In a moldering canvas bag in the back of the basement I find random pieces of his war-making attire: rabbit-fur lined shooting mittens with trigger finger extensions, a khaki uniform with red sergeant stripes, an aluminum canteen. He has abandoned them along with an old-fashioned ball glove and a deflated game ball he won in some forgotten football victory. 

His fighting spirit, too, seems spent. He meekly endures business setbacks and his wife’s scornful abuse with silent, seeming acquiescence. Some nights, when she has the energy, she climbs up out of her sedation and screams in rage at my soft-spoken dad, and.everyone’s sleep is disrupted. “You useless asshole! I hate the fucking sight of you! You’ve ruined my life!” And then the sound of her fists striking his torso, but never a shot in defense from our veteran dad.

When I am nine and my sisters and I are asleep in our rooms in the wee small hours of a school night, my dad is twenty years into his tortuous marriage. This is when his inner Marine unexpectedly comes out.
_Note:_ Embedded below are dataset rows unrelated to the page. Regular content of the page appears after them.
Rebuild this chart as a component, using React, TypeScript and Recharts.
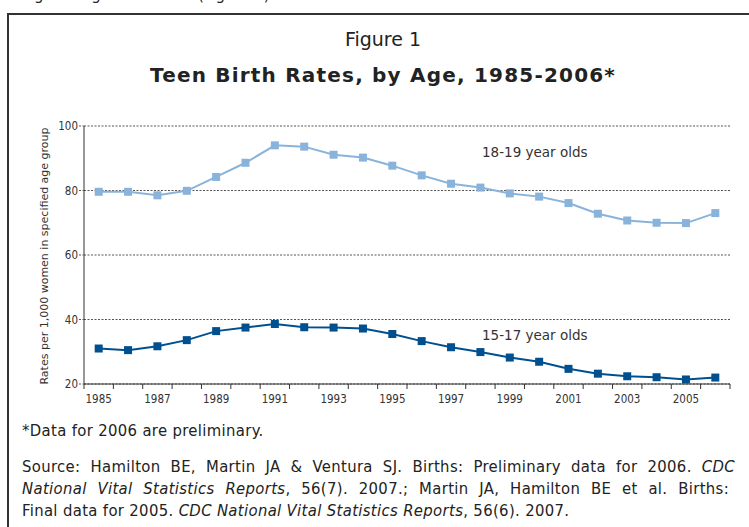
import React from 'react';
import { LineChart, Line, XAxis, YAxis, CartesianGrid } from 'recharts';

// Teen birth rates per 1,000 women, by age group
const years = [
  1985, 1986, 1987, 1988, 1989, 1990, 1991, 1992, 1993, 1994, 1995,
  1996, 1997, 1998, 1999, 2000, 2001, 2002, 2003, 2004, 2005, 2006,
];
const rate1819 = [
  79.6, 79.6, 78.5, 79.9, 84.2, 88.6, 94.0, 93.6, 91.1, 90.2, 87.7,
  84.7, 82.1, 80.9, 79.1, 78.1, 76.1, 72.8, 70.7, 70.0, 69.9, 73.0,
];
const rate1517 = [
  31.0, 30.5, 31.7, 33.6, 36.4, 37.5, 38.6, 37.6, 37.5, 37.2, 35.5,
  33.3, 31.4, 29.9, 28.2, 26.9, 24.7, 23.2, 22.4, 22.1, 21.4, 22.0,
];
const yTicks = [20, 40, 60, 80, 100];

const data = years.map((year, i) => ({
  year,
  older: rate1819[i],
  younger: rate1517[i],
}));

// tick marks sit between years, labels on odd years
const xTicks: number[] = [years[0] - 0.5];
years.forEach((y) => {
  xTicks.push(y, y + 0.5);
});

const LIGHT = '#8ab3db';
const DARK = '#00508f';
const FONT = '"DejaVu Sans", sans-serif';
const COND = '"DejaVu Sans Condensed", "DejaVu Sans", sans-serif';

const SquareDot = (color: string, size: number) => (props: any) => {
  const { cx, cy, index } = props;
  if (cx == null || cy == null) return null;
  return (
    <rect
      key={index}
      x={cx - size / 2}
      y={cy - size / 2}
      width={size}
      height={size}
      fill={color}
    />
  );
};

const YearTick = (props: any) => {
  const { x, y, payload } = props;
  const v = payload.value as number;
  if (v % 1 !== 0) {
    return <line x1={x} y1={y} x2={x} y2={y + 5} stroke="#333" strokeWidth={1} />;
  }
  if (v % 2 === 0) return null;
  return (
    <text x={x} y={y + 19} textAnchor="middle" fontSize={11.5} fill="#333" fontFamily={COND}>
      {v}
    </text>
  );
};

const YLabel = (props: any) => {
  const { viewBox } = props;
  const cy = viewBox.y + viewBox.height / 2 + 1;
  return (
    <text
      x={45}
      y={cy}
      transform={`rotate(-90 45 ${cy})`}
      textAnchor="middle"
      dominantBaseline="middle"
      fontSize={11}
      fill="#333"
      fontFamily={FONT}
    >
      Rates per 1,000 women in specified age group
    </text>
  );
};

const footLine: React.CSSProperties = {
  position: 'absolute',
  left: 22,
  width: 713,
  fontSize: 16.5,
  letterSpacing: 0.35,
  fontFamily: COND,
  whiteSpace: 'nowrap',
  lineHeight: '20px',
};

const justified: React.CSSProperties = {
  whiteSpace: 'normal',
  textAlign: 'justify',
  textAlignLast: 'justify',
};

export default function App() {
  return (
    <div
      style={{
        position: 'fixed',
        left: 0,
        top: 0,
        width: 749,
        height: 527,
        overflow: 'hidden',
        background: '#fff',
        fontFamily: FONT,
        color: '#222',
      }}
    >
      <div style={{ position: 'absolute', left: 34, top: -14, fontSize: 15, whiteSpace: 'nowrap' }}>
        g teenage birth rates (Figure 1)
      </div>
      <div
        style={{
          position: 'absolute',
          left: 7,
          top: 13,
          width: 900,
          height: 700,
          border: '2px solid #333',
          boxSizing: 'border-box',
          background: 'transparent',
        }}
      />
      <div
        style={{
          position: 'absolute',
          left: 0,
          width: 766,
          top: 28,
          textAlign: 'center',
          fontSize: 19,
        }}
      >
        Figure 1
      </div>
      <div
        style={{
          position: 'absolute',
          left: 0,
          width: 766,
          top: 63,
          textAlign: 'center',
          fontSize: 20,
          fontWeight: 'bold',
          letterSpacing: 1.2,
        }}
      >
        Teen Birth Rates, by Age, 1985-2006*
      </div>

      <div style={{ position: 'absolute', left: 0, top: 0 }}>
        <LineChart
          width={749}
          height={414}
          data={data}
          margin={{ top: 126, right: 19, bottom: 0, left: 0 }}
        >
          <CartesianGrid
            horizontal
            vertical={false}
            stroke="#555"
            strokeDasharray="2 1.5"
          />
          <XAxis
            dataKey="year"
            type="number"
            domain={[years[0] - 0.5, years[years.length - 1] + 0.5]}
            ticks={xTicks}
            interval={0}
            tick={<YearTick />}
            tickLine={false}
            tickSize={0}
            tickMargin={0}
            axisLine={{ stroke: '#333', strokeWidth: 1 }}
            height={30}
          />
          <YAxis
            domain={[20, 100]}
            ticks={yTicks}
            interval={0}
            width={84}
            tickSize={5}
            tickMargin={1}
            tickLine={{ stroke: '#555', strokeDasharray: '2 1.5' }}
            axisLine={{ stroke: '#333', strokeWidth: 1 }}
            tick={{ fontSize: 11.5, fill: '#333', fontFamily: COND }}
            label={<YLabel />}
          />
          <Line
            type="linear"
            dataKey="older"
            stroke={LIGHT}
            strokeWidth={2}
            dot={SquareDot(LIGHT, 8)}
            isAnimationActive={false}
          />
          <Line
            type="linear"
            dataKey="younger"
            stroke={DARK}
            strokeWidth={2}
            dot={SquareDot(DARK, 8)}
            isAnimationActive={false}
          />
        </LineChart>
      </div>

      <div style={{ position: 'absolute', left: 482, top: 144, fontSize: 13.5, color: '#333' }}>
        18-19 year olds
      </div>
      <div style={{ position: 'absolute', left: 482, top: 327, fontSize: 13.5, color: '#333' }}>
        15-17 year olds
      </div>

      <div style={{ ...footLine, top: 421 }}>*Data for 2006 are preliminary.</div>
      <div style={{ ...footLine, ...justified, top: 457 }}>
        Source: Hamilton BE, Martin JA &amp; Ventura SJ. Births: Preliminary data for 2006. <i>CDC</i>
      </div>
      <div style={{ ...footLine, ...justified, top: 479, width: 707 }}>
        <i>National Vital Statistics Reports</i>, 56(7). 2007.; Martin JA, Hamilton BE et al. Births:
      </div>
      <div style={{ ...footLine, top: 501 }}>
        Final data for 2005. <i>CDC National Vital Statistics Reports</i>, 56(6). 2007.
      </div>
    </div>
  );
}
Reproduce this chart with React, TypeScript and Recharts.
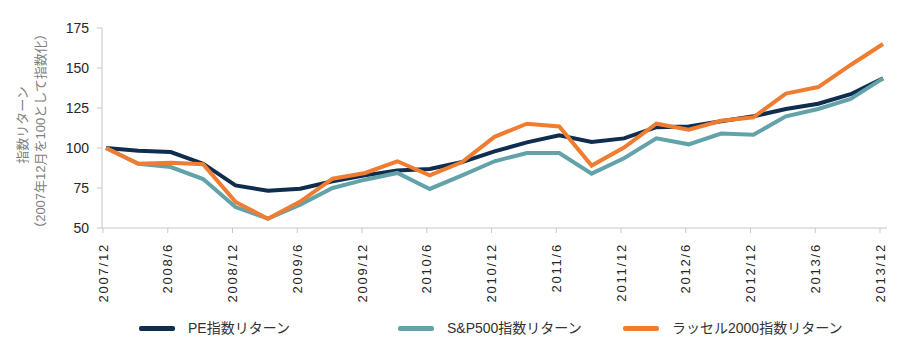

His loud, urgent voice startles us awake. “Alright, you lousy kids! Out of bed, now! Downstairs, now!”  His face is set in icy earnest, his dark eyes shine. The change in appearance shocks me. Where is soft-spoken dad? What is this drill sergeant’s bark coming from his throat?

Assembled downstairs in the living room, standing straight in front of our couch, my older sisters are whimpering and shaking quietly, tears on their faces. Sarah and I exchange a nervous smile. This is so strange! Where is this going?

He barks at us about our lack of discipline. “You kids are going to listen to me, and do as I say, and it’s going to be as I say, or there will be punishment!” 

He has us do exercises–jumping jacks, pushups–and though it’s unclear why he’s doing this, he is in extreme earnest. He threatens that if we don’t do as he says, we will clean the basement floor with a toothbrush, “like they made us do in the Marines!”

At some point, my sister’s whimpers and the sobering effect of his exertions move him to dismiss us back to our beds. We separately retire from this strange little nightmare back to our rooms, with no understanding of what has just occurred. 

Neither, the next day, is there acknowledgement of the previous night’s drill session. None of us, neither his perplexed children, nor the now less-trusted parent, speaks of the event.

Perhaps it was a dream. It seems wrong and shameful to speak of it, somehow. Yes, easier to forget as a bad dream. Perhaps war stories are like this, forgotten by mutual consent.

I now believe that our stoical father, usually neutral or kind to us, had been driven temporarily out of his mind by the extremity of his situation. His brain, programmed by team sports and the Marines, knew to solve chaos and disorder through strict discipline. And since he could not discipline his alcohol and pill-addicted spouse, he turned to their unruly offspring, and for a brief moment found some release from his chaos.